Wandell was joined by District 6 Commissioner Catherine Denenberg, District 3 Commissioner Josh Anderson and fellow District 1 Commissioner, Chuck Fritts.
“Hopefully we’ll get it right moving forward,” Wandell said. “[TVA] is going to work with us as community partners... and will figure out how to develop it if it’s going to be developed.”
Although Wandell has been involved with TVA and is knowledgeable about the issues surrounding the closure of the plant and coal ash, he is not an expert, and made sure his audience knew that. He did, however, answer every question he was able to.
Direct impact on people’s lives
“What I will do as a commissioner is hold TVA accountable, and when they make comments and say things to this body that I represent and this district, I’m going to make sure they do what they say,” he said. “They didn’t do what they said they were going to do in the first place. They said they were going to extend the life of the plant. That did not happen. People that sold, they sold and lost their homes based on the commitment it was going to run.”
That’s exactly what happened to former Claxton resident Richard Watson. Watson grew up on a farm on New Henderson Road, but was asked multiple times by TVA to sell them his land.
“The home we were living in, we had five acres of land and a 5,000 square foot home that my father built,” Watson said. “The home was about 25 years old and we’d just got through remodeling it. My dad passed away in that house. There are a lot of memories there. But they didn’t care nothing about no memories. They bought the farm behind me, the 75-acre farm… I was the last one on that road to sell, everyone else had done moved.”
The Watsons were asked three times to sell, and he was afraid he would turn them down one too many times and be left with an unsellable property.
So they sold in 2013.
TVA didn’t end up using the land or house, but he said he was told the Anderson County Sheriff’s Department has used it as a training facility.
“But they were in such a hurry for me to get out,” he said.

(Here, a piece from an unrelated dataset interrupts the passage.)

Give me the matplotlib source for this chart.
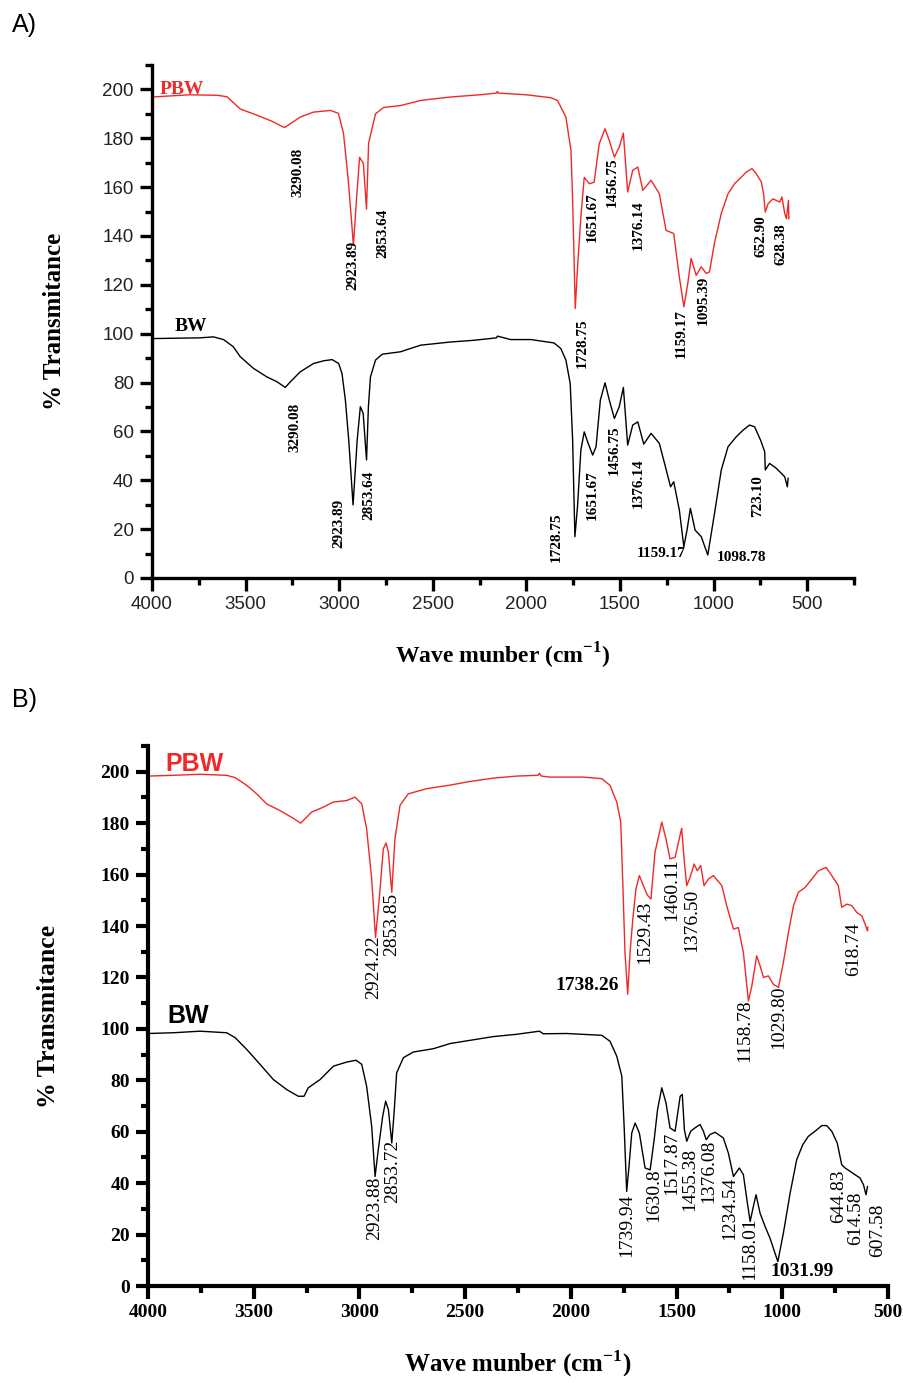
import matplotlib
matplotlib.use('Agg')
import matplotlib.pyplot as plt
from matplotlib.ticker import MultipleLocator

# ---- panel A data ----
a_pbw_wn = [4000, 3800, 3650, 3599, 3529, 3438, 3360, 3299, 3290, 3260, 3208, 3138, 3047, 3004, 2977,
            2950, 2924, 2908, 2891, 2871, 2854, 2843, 2806, 2763, 2672, 2565, 2405, 2250, 2160, 2155,
            2150, 2000, 1869, 1834, 1789, 1762, 1753, 1739, 1727, 1709, 1691, 1664, 1638, 1611, 1580,
            1557, 1530, 1504, 1482, 1459, 1432, 1405, 1378, 1334, 1290, 1254, 1213, 1183, 1159, 1138,
            1120, 1093, 1066, 1040, 1022, 996, 959, 923, 888, 852, 825, 795, 772, 745, 733,
            724, 709, 683, 647, 635, 620, 611, 600, 598]
a_pbw_t = [196.9, 197.8, 197.6, 197.0, 192.0, 189.4, 187.0, 184.6, 184.5, 186.0, 188.7, 190.7, 191.4, 190.2, 182.0,
           161.5, 136.2, 154.6, 172.2, 169.7, 151.0, 178.0, 190.0, 192.6, 193.4, 195.5, 196.9, 197.8, 198.5, 199.2,
           198.5, 197.8, 196.6, 195.5, 188.7, 175.0, 154.6, 110.3, 127.0, 147.8, 164.0, 161.4, 162.0, 177.7, 183.9,
           179.0, 172.3, 176.4, 182.1, 158.0, 166.9, 168.2, 158.7, 162.8, 157.3, 142.3, 141.0, 123.2, 111.0, 120.5,
           130.8, 123.9, 127.4, 124.7, 125.3, 136.9, 149.2, 157.3, 161.4, 164.1, 166.2, 167.6, 165.5, 162.1, 157.3,
           149.8, 153.2, 155.2, 153.9, 156.0, 149.2, 147.1, 154.6, 147.0]

a_bw_wn = [4000, 3743, 3672, 3618, 3565, 3529, 3458, 3386, 3332, 3288, 3261, 3208, 3137, 3083, 3038,
           3003, 2985, 2967, 2949, 2926, 2904, 2887, 2872, 2854, 2844, 2833, 2806, 2770, 2672, 2565,
           2405, 2280, 2160, 2155, 2084, 1976, 1852, 1816, 1789, 1766, 1753, 1741, 1727, 1709, 1691,
           1670, 1646, 1628, 1605, 1580, 1557, 1530, 1504, 1482, 1459, 1432, 1405, 1373, 1334, 1290,
           1262, 1230, 1213, 1183, 1159, 1142, 1124, 1099, 1066, 1031, 995, 959, 923, 879, 843,
           808, 781, 749, 727, 724, 701, 665, 638, 620, 606, 602]
a_bw_t = [98.0, 98.3, 98.7, 97.6, 94.6, 90.6, 85.8, 82.3, 80.3, 78.0, 80.3, 84.4, 87.8, 88.9, 89.4,
          87.8, 83.7, 72.8, 56.4, 29.9, 56.4, 70.1, 67.4, 48.3, 70.1, 82.3, 89.2, 91.6, 92.6, 95.3,
          96.6, 97.3, 98.3, 99.0, 97.6, 97.6, 96.2, 93.9, 89.2, 79.6, 56.4, 16.9, 29.2, 52.4, 59.8,
          55.1, 50.3, 53.7, 72.8, 79.9, 72.8, 65.3, 70.1, 78.0, 54.4, 62.6, 63.9, 54.8, 59.2, 55.1,
          46.9, 37.3, 39.4, 27.8, 12.8, 19.6, 28.5, 19.6, 16.9, 9.4, 26.5, 44.2, 53.7, 57.8, 60.5,
          62.6, 61.9, 56.4, 51.7, 44.2, 46.9, 44.9, 42.8, 41.4, 37.3, 40.8]

# peak labels: text, wavenumber, value at start of text
a_pbw_peaks = ['3290.08', '2923.89', '2853.64', '1728.75', '1651.67', '1456.75', '1376.14',
               '1159.17', '1095.39', '652.90', '628.38']
a_pbw_px = [3218, 2929, 2769, 1700, 1646, 1540, 1405, 1173, 1057, 749, 638]
a_pbw_py = [155.8, 117.8, 130.9, 85.9, 137.4, 151.7, 134.2, 90.0, 103.5, 131.3, 128.0]

a_bw_peaks = ['3290.08', '2923.89', '2853.64', '1728.75', '1651.67', '1456.75', '1376.14', '723.10']
a_bw_px = [3238, 3003, 2842, 1843, 1646, 1530, 1405, 763]
a_bw_py = [51.7, 12.1, 23.7, 6.7, 23.7, 42.1, 28.5, 25.1]
a_bw_flat = ['1159.17', '1098.78']
a_bw_fx = [1281, 852]
a_bw_fy = [10.2, 8.2]

# ---- panel B data ----
b_pbw_wn = [4000, 3880, 3754, 3628, 3588, 3533, 3486, 3439, 3376, 3313, 3278, 3226, 3171, 3124, 3060,
            3021, 2989, 2966, 2942, 2924, 2905, 2887, 2874, 2863, 2847, 2832, 2808, 2769, 2682, 2571,
            2477, 2367, 2256, 2155, 2149, 2140, 2098, 1941, 1854, 1815, 1783, 1764, 1755, 1744, 1731,
            1720, 1707, 1692, 1676, 1657, 1638, 1621, 1602, 1570, 1550, 1531, 1507, 1476, 1463, 1452,
            1436, 1417, 1402, 1386, 1370, 1349, 1326, 1286, 1263, 1231, 1208, 1184, 1160, 1144, 1121,
            1105, 1089, 1066, 1042, 1018, 995, 971, 947, 924, 892, 860, 829, 793, 766, 735,
            719, 695, 671, 648, 624, 608, 597, 596]
b_pbw_t = [198.3, 198.6, 199.0, 198.6, 197.7, 194.7, 191.4, 187.5, 184.9, 181.9, 180.0, 184.3, 186.2, 188.2, 188.8,
           190.1, 187.5, 177.8, 158.3, 135.5, 151.8, 170.0, 172.3, 168.7, 153.1, 173.9, 186.9, 191.4, 193.4, 194.8,
           196.2, 197.5, 198.3, 198.6, 199.4, 198.3, 197.9, 197.9, 197.3, 194.7, 188.2, 180.4, 158.3, 129.7, 113.5,
           129.7, 142.7, 154.4, 159.6, 155.7, 152.0, 150.5, 168.7, 180.4, 173.9, 166.1, 166.7, 178.0, 164.8, 155.7,
           158.9, 164.1, 161.5, 163.5, 155.7, 158.3, 159.6, 155.7, 147.9, 138.8, 139.4, 129.7, 110.8, 116.7, 128.4,
           124.5, 120.0, 120.6, 117.3, 116.1, 125.8, 137.5, 147.9, 153.1, 155.0, 158.3, 161.5, 162.8, 159.6, 155.7,
           147.3, 148.5, 147.9, 145.3, 144.0, 140.7, 138.1, 139.5]

b_bw_wn = [4000, 3880, 3754, 3628, 3588, 3533, 3470, 3407, 3344, 3289, 3262, 3242, 3186, 3123, 3060,
           3016, 2989, 2966, 2942, 2926, 2911, 2890, 2876, 2863, 2847, 2835, 2824, 2792, 2745, 2650,
           2571, 2367, 2256, 2149, 2130, 2020, 1854, 1815, 1783, 1759, 1748, 1736, 1725, 1712, 1696,
           1676, 1649, 1625, 1606, 1590, 1570, 1550, 1531, 1507, 1483, 1473, 1463, 1452, 1433, 1413,
           1389, 1373, 1360, 1342, 1318, 1279, 1255, 1231, 1203, 1184, 1165, 1152, 1137, 1124, 1105,
           1081, 1058, 1021, 995, 963, 932, 903, 877, 845, 813, 790, 766, 740, 719, 703,
           679, 656, 632, 616, 604, 597]
b_bw_t = [98.2, 98.5, 99.1, 98.5, 96.6, 92.0, 86.2, 80.3, 76.4, 73.8, 73.8, 77.1, 80.3, 85.5, 87.1,
          87.8, 86.2, 77.7, 62.1, 42.6, 53.0, 66.0, 71.9, 68.6, 55.6, 68.6, 82.9, 88.8, 91.0, 92.3,
          94.3, 97.0, 97.9, 99.1, 98.1, 98.2, 97.5, 95.2, 89.4, 81.6, 62.1, 36.8, 46.5, 59.5, 63.4,
          59.5, 45.9, 45.2, 56.9, 68.6, 77.1, 71.2, 61.5, 60.2, 73.8, 74.5, 60.8, 56.3, 60.2, 61.5,
          62.8, 60.2, 56.9, 58.9, 59.8, 57.6, 51.7, 42.6, 45.9, 43.3, 32.2, 25.1, 30.9, 35.5, 28.3,
          23.1, 18.6, 9.5, 20.5, 36.1, 49.1, 55.0, 58.2, 60.2, 62.4, 62.4, 60.2, 55.6, 47.2, 45.9,
          44.6, 43.3, 42.0, 39.4, 35.5, 38.7]

b_pbw_peaks = ['2924.22', '2853.85', '1529.43', '1460.11', '1376.50', '1158.78', '1029.80', '618.74']
b_pbw_px = [2934, 2847, 1649, 1523, 1428, 1176, 1018, 664]
b_pbw_py = [111.5, 128.4, 125.1, 142.0, 129.7, 87.0, 92.0, 120.6]
b_pbw_flat = ['1738.26']
b_pbw_fx = [1922]
b_pbw_fy = [116.7]

b_bw_peaks = ['2923.88', '2853.72', '1739.94', '1630.8', '1517.87', '1455.38', '1376.08', '1234.54',
              '1158.01', '644.83', '614.58', '607.58']
b_bw_px = [2926, 2843, 1736, 1610, 1523, 1436, 1350, 1250, 1152, 735, 651, 548]
b_bw_py = [17.9, 32.2, 11.4, 25.1, 35.5, 29.0, 32.2, 17.9, 2.3, 24.4, 16.0, 11.4]
b_bw_flat = ['1031.99']
b_bw_fx = [908]
b_bw_fy = [5.6]

RED = '#f02828'
SERIF = 'Liberation Serif'

fig = plt.figure(figsize=(9.04, 13.83), dpi=100)


def style_axes(ax, xmin, lw, tick_font):
    ax.set_xlim(4000, xmin)
    ax.set_ylim(0, 210)
    for s in ['top', 'right']:
        ax.spines[s].set_visible(False)
    for s in ['left', 'bottom']:
        ax.spines[s].set_linewidth(lw)
    ax.xaxis.set_major_locator(MultipleLocator(500))
    ax.xaxis.set_minor_locator(MultipleLocator(250))
    ax.yaxis.set_major_locator(MultipleLocator(20))
    ax.yaxis.set_minor_locator(MultipleLocator(10))
    ax.tick_params(which='major', direction='out', length=9, width=lw, pad=4)
    ax.tick_params(which='minor', direction='out', length=5, width=lw)
    for lab in ax.get_xticklabels() + ax.get_yticklabels():
        lab.set_fontproperties(tick_font)


# ---- panel A ----
axA = fig.add_axes([152 / 904, 0.5821, 702 / 904, 0.3709])
axA.plot(a_pbw_wn, a_pbw_t, color=RED, lw=1.0)
axA.plot(a_bw_wn, a_bw_t, color='black', lw=1.0)
style_axes(axA, 250, 2.4, {'family': 'Liberation Sans', 'size': 13.5})
axA.tick_params(labelcolor='#222222')
axA.set_ylabel('% Transmitance', fontsize=18, fontweight='bold', family=SERIF, labelpad=26)
axA.set_xlabel('Wave munber (cm$^{\\mathregular{-1}}$)', fontsize=17, fontweight='bold', family=SERIF, labelpad=20)

for s, x, y in zip(a_pbw_peaks, a_pbw_px, a_pbw_py):
    axA.text(x, y, s, rotation=90, ha='center', va='bottom', fontsize=11, fontweight='bold', family=SERIF)
for s, x, y in zip(a_bw_peaks, a_bw_px, a_bw_py):
    axA.text(x, y, s, rotation=90, ha='center', va='bottom', fontsize=11, fontweight='bold', family=SERIF)
for s, x, y in zip(a_bw_flat, a_bw_fx, a_bw_fy):
    axA.text(x, y, s, ha='center', va='center', fontsize=11, fontweight='bold', family=SERIF)

axA.text(3960, 200, 'PBW', color=RED, fontsize=14, fontweight='bold', family=SERIF, va='center')
axA.text(3880, 103, 'BW', color='black', fontsize=14, fontweight='bold', family=SERIF, va='center')

# ---- panel B ----
axB = fig.add_axes([148 / 904, 0.0701, 740 / 904, 0.3905])
axB.plot(b_pbw_wn, b_pbw_t, color=RED, lw=1.0)
axB.plot(b_bw_wn, b_bw_t, color='black', lw=1.0)
style_axes(axB, 500, 3.0, {'family': SERIF, 'size': 14, 'weight': 'bold'})
axB.set_ylabel('% Transmitance', fontsize=18.5, fontweight='bold', family=SERIF, labelpad=29)
axB.set_xlabel('Wave munber (cm$^{\\mathregular{-1}}$)', fontsize=18, fontweight='bold', family=SERIF, labelpad=20)

for s, x, y in zip(b_pbw_peaks, b_pbw_px, b_pbw_py):
    axB.text(x, y, s, rotation=90, ha='center', va='bottom', fontsize=14, family=SERIF)
for s, x, y in zip(b_pbw_flat, b_pbw_fx, b_pbw_fy):
    axB.text(x, y, s, ha='center', va='center', fontsize=14, fontweight='bold', family=SERIF)
for s, x, y in zip(b_bw_peaks, b_bw_px, b_bw_py):
    axB.text(x, y, s, rotation=90, ha='center', va='bottom', fontsize=14, family=SERIF)
for s, x, y in zip(b_bw_flat, b_bw_fx, b_bw_fy):
    axB.text(x, y, s, ha='center', va='center', fontsize=14, fontweight='bold', family=SERIF)

axB.text(3920, 203, 'PBW', color=RED, fontsize=18, fontweight='bold', family='Liberation Sans', va='center')
axB.text(3910, 105, 'BW', color='black', fontsize=18, fontweight='bold', family='Liberation Sans', va='center')

# panel letters
fig.text(12 / 904, 1 - 25 / 1383, 'A)', fontsize=18, family='Liberation Sans', va='center')
fig.text(12 / 904, 1 - 700 / 1383, 'B)', fontsize=18, family='Liberation Sans', va='center')

fig.savefig('out.png', dpi=100)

TVA told him it would be used for additional storage for coal ash.
“They told me it would be used for another 25 years,” he said. “And less than five years later they’re talking about closing it. Where do I go to get my memories back?”
When it comes to cleaning up the coal ash, he doesn’t see how that’s going to be possible.
“There’s no way they can clean all that up,” he said. “They dumped it in the lake back there. They made a road as a barrier, then filled it all in. And when they got that all filled in, they started dumping it in the front. And they told me the one in the front was almost full and they could get maybe two more years out of it. And then they’d have to start dumping it somewhere else.
“We trusted them. We could have stayed where we were at.”
Watson’s family was displaced from Oak Ridge back in the 1940s when the national labs were being built. It was the Scarboro branch of his family, according to Watson. That’s when they were given the Claxton land, but even that was partially taken from them when a road was built that cut through their property, according to Watson.
“Just one thing after another,” he said.
TVA spokesperson Scott Brooks told The Courier News that the current plans for the ash are temporary.
“This is not a final decision to store coal ash permanently at the main ash impoundment nor anywhere else at Bull Run,” Brooks said. “We haven’t made any decisions about the future of coal ash at Bull Run.”
The plan is to close the main ash impoundment in place and turn a section of the impoundment into a temporary process water basin, according to Brooks. That plan will be in place until a permanent decision is made on what to do with the ash. The current “stilling pond” would be permanently closed, according to Brooks, with ash removed to an existing onsite landfill and turned into the permanent process water basin.
Editor's note: this story has been updated to reflect the year the Watsons sold the land to 2013. It originally said 2015. It has also updated Watson's story to include what branch of his family sold their Oak Ridge land.